Objective.
Identify the lines that contain the string "this", then copy each of them.

Given entries.
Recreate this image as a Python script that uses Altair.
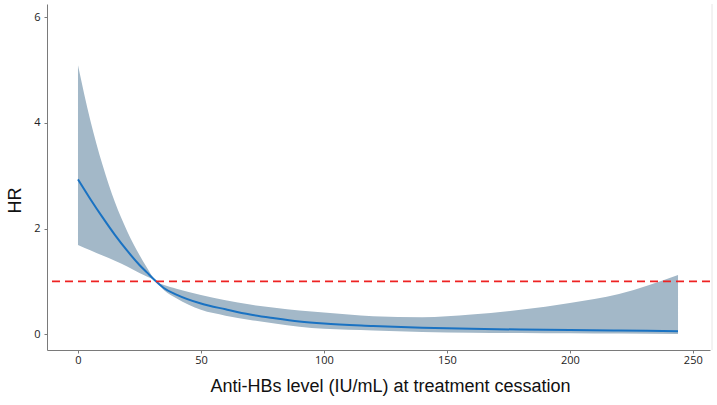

--

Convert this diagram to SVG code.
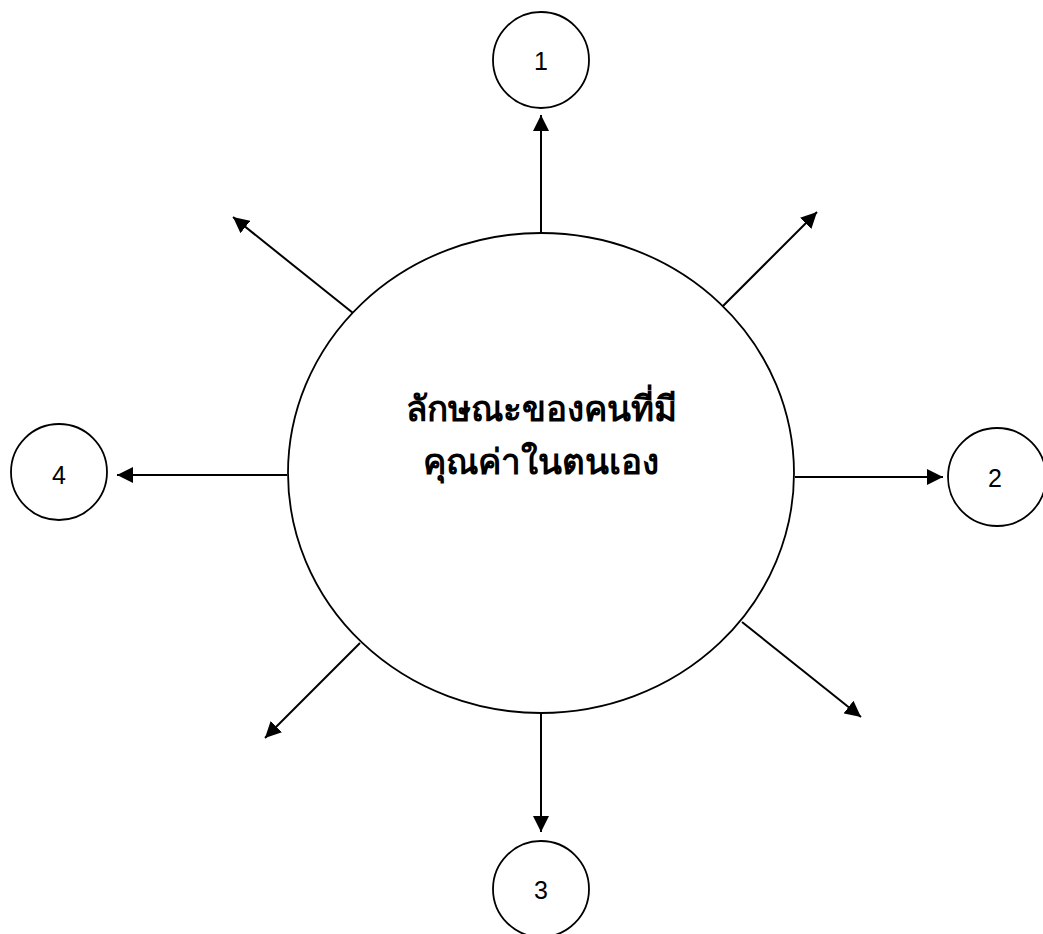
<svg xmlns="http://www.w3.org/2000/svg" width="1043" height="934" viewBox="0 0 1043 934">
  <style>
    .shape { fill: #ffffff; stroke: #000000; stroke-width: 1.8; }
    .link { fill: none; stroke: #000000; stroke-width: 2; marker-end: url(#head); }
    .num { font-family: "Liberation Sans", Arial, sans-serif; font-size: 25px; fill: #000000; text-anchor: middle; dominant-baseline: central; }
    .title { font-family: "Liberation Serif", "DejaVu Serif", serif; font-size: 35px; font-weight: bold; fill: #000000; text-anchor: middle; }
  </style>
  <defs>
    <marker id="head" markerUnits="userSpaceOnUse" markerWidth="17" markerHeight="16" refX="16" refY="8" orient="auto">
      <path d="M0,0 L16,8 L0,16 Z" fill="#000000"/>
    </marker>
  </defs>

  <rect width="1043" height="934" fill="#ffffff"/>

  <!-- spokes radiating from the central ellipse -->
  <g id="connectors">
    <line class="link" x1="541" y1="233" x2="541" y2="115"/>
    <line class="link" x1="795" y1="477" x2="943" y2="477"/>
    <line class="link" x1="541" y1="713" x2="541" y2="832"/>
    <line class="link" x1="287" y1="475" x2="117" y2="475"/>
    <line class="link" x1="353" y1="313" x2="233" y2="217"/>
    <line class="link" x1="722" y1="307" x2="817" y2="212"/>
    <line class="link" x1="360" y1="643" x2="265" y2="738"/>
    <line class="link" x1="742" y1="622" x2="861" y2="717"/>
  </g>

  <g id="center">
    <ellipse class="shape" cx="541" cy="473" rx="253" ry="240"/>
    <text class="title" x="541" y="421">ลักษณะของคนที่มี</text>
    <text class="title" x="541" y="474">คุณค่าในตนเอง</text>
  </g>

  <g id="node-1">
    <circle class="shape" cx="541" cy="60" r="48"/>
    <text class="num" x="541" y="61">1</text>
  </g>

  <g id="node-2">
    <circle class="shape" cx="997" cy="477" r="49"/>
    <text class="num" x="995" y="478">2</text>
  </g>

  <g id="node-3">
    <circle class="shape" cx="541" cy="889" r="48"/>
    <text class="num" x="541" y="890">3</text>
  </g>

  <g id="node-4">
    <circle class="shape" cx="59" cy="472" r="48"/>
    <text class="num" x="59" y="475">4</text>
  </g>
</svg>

Solution.
Recreate this image as a Python script that uses Altair.
Convert this diagram to SVG code.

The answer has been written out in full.